▸ Listed entries

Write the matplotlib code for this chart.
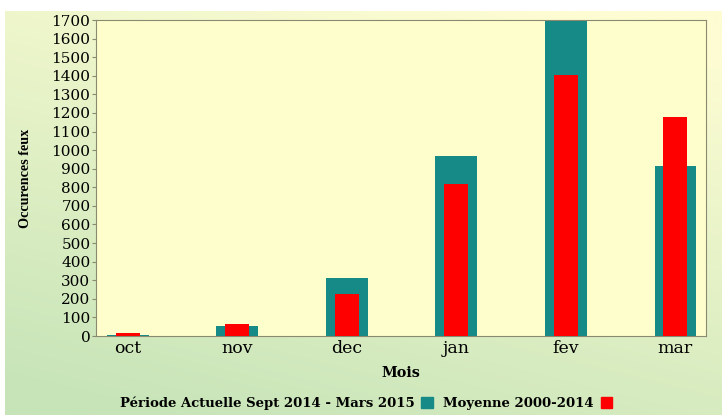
import numpy as np
import matplotlib.pyplot as plt
from matplotlib.patches import Patch

mois = ['oct', 'nov', 'dec', 'jan', 'fev', 'mar']
periode_actuelle = [8, 55, 312, 967, 1700, 917]
moyenne = [15, 66, 226, 817, 1404, 1179]

teal = '#168a86'
rouge = '#ff0000'

fig = plt.figure(figsize=(7.22, 4.15), dpi=100)
fig.patch.set_facecolor('white')

# fond degrade jaune -> vert
bg = fig.add_axes([5/722, 0, 1 - 5/722, 1 - 11/415])
yy, xx = np.mgrid[0:1:200j, 0:1:200j]
t = np.clip(0.8*yy + 0.35*(1 - xx) - 0.1, 0, 1)
haut = np.array([253, 252, 210]) / 255
bas = np.array([198, 228, 184]) / 255
img = haut[None, None, :]*(1 - t[..., None]) + bas[None, None, :]*t[..., None]
bg.imshow(img, aspect='auto', extent=[0, 1, 0, 1])
bg.set_axis_off()

ax = fig.add_axes([96/722, 1 - 336/415, 610/722, 316/415])
ax.set_facecolor('#fefecd')
x = np.arange(len(mois))
ax.bar(x, periode_actuelle, width=0.38, color=teal, zorder=2)
ax.bar(x, moyenne, width=0.22, color=rouge, zorder=3)

ax.set_xlim(-0.29, 5.28)
ax.set_ylim(0, 1700)
ax.set_yticks(range(0, 1701, 100))
ax.set_xticks(x)
ax.set_xticklabels(mois)
for sp in ax.spines.values():
    sp.set_color('#8a8a70')
ax.tick_params(axis='y', length=3, color='#8a8a70', labelsize=11, pad=1)
ax.tick_params(axis='x', length=0, labelsize=12.5, pad=3)
for lab in ax.get_xticklabels() + ax.get_yticklabels():
    lab.set_family('DejaVu Serif')

ax.set_ylabel('Occurences feux', family='Liberation Serif', fontweight='bold', fontsize=10.2, labelpad=14)
ax.set_xlabel('Mois', family='DejaVu Serif', fontweight='bold', fontsize=10.3, labelpad=6)

handles = [Patch(color=teal), Patch(color=rouge)]
fig.legend(handles, ['Période Actuelle Sept 2014 - Mars 2015', 'Moyenne 2000-2014'],
           loc='center', bbox_to_anchor=(366/722, 1 - 403/415), ncol=2, frameon=False,
           markerfirst=False, handlelength=0.9, handleheight=0.9, handletextpad=0.5,
           columnspacing=0.8, prop={'family': 'DejaVu Serif', 'weight': 'bold', 'size': 9.5})

fig.savefig('out.png', dpi=100)
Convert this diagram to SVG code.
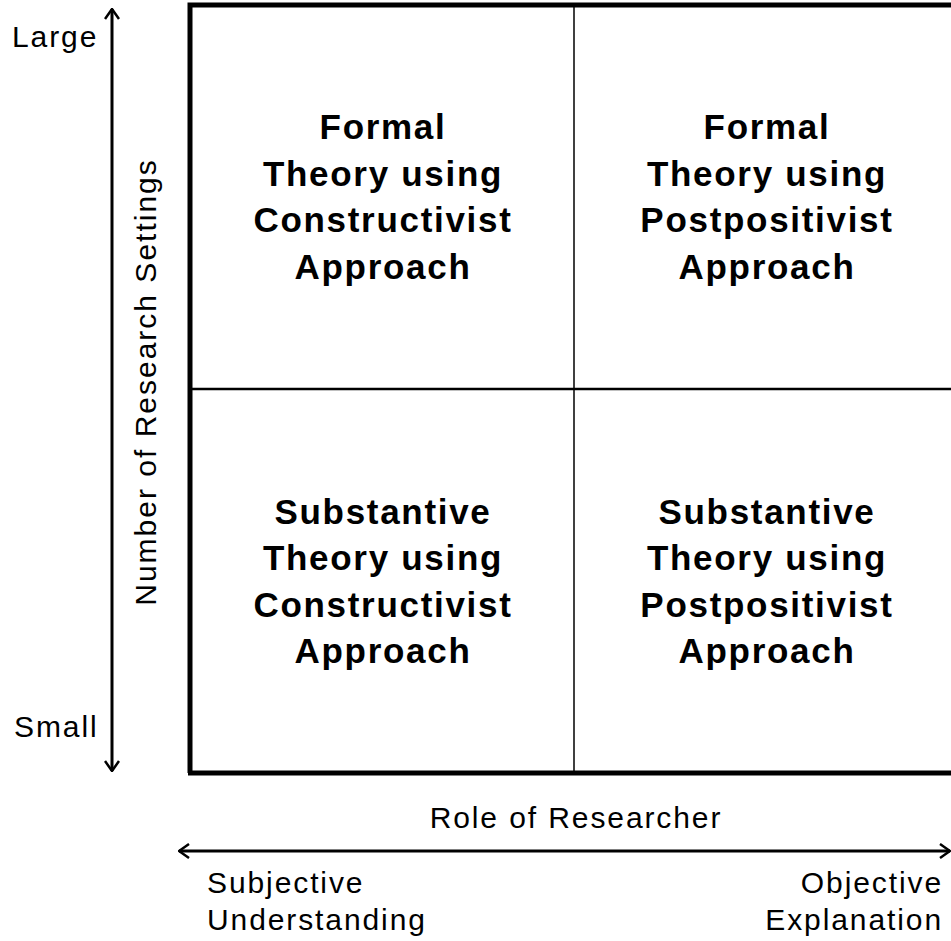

▸ Directive
Copy the material shown above in full and exactly. Skip the pictures.

▸ Correct result
Write the matplotlib code for this chart.
import numpy as np
import matplotlib.pyplot as plt
from matplotlib.patches import Patch

mois = ['oct', 'nov', 'dec', 'jan', 'fev', 'mar']
periode_actuelle = [8, 55, 312, 967, 1700, 917]
moyenne = [15, 66, 226, 817, 1404, 1179]

teal = '#168a86'
rouge = '#ff0000'

fig = plt.figure(figsize=(7.22, 4.15), dpi=100)
fig.patch.set_facecolor('white')

# fond degrade jaune -> vert
bg = fig.add_axes([5/722, 0, 1 - 5/722, 1 - 11/415])
yy, xx = np.mgrid[0:1:200j, 0:1:200j]
t = np.clip(0.8*yy + 0.35*(1 - xx) - 0.1, 0, 1)
haut = np.array([253, 252, 210]) / 255
bas = np.array([198, 228, 184]) / 255
img = haut[None, None, :]*(1 - t[..., None]) + bas[None, None, :]*t[..., None]
bg.imshow(img, aspect='auto', extent=[0, 1, 0, 1])
bg.set_axis_off()

ax = fig.add_axes([96/722, 1 - 336/415, 610/722, 316/415])
ax.set_facecolor('#fefecd')
x = np.arange(len(mois))
ax.bar(x, periode_actuelle, width=0.38, color=teal, zorder=2)
ax.bar(x, moyenne, width=0.22, color=rouge, zorder=3)

ax.set_xlim(-0.29, 5.28)
ax.set_ylim(0, 1700)
ax.set_yticks(range(0, 1701, 100))
ax.set_xticks(x)
ax.set_xticklabels(mois)
for sp in ax.spines.values():
    sp.set_color('#8a8a70')
ax.tick_params(axis='y', length=3, color='#8a8a70', labelsize=11, pad=1)
ax.tick_params(axis='x', length=0, labelsize=12.5, pad=3)
for lab in ax.get_xticklabels() + ax.get_yticklabels():
    lab.set_family('DejaVu Serif')

ax.set_ylabel('Occurences feux', family='Liberation Serif', fontweight='bold', fontsize=10.2, labelpad=14)
ax.set_xlabel('Mois', family='DejaVu Serif', fontweight='bold', fontsize=10.3, labelpad=6)

handles = [Patch(color=teal), Patch(color=rouge)]
fig.legend(handles, ['Période Actuelle Sept 2014 - Mars 2015', 'Moyenne 2000-2014'],
           loc='center', bbox_to_anchor=(366/722, 1 - 403/415), ncol=2, frameon=False,
           markerfirst=False, handlelength=0.9, handleheight=0.9, handletextpad=0.5,
           columnspacing=0.8, prop={'family': 'DejaVu Serif', 'weight': 'bold', 'size': 9.5})

fig.savefig('out.png', dpi=100)
Convert this diagram to SVG code.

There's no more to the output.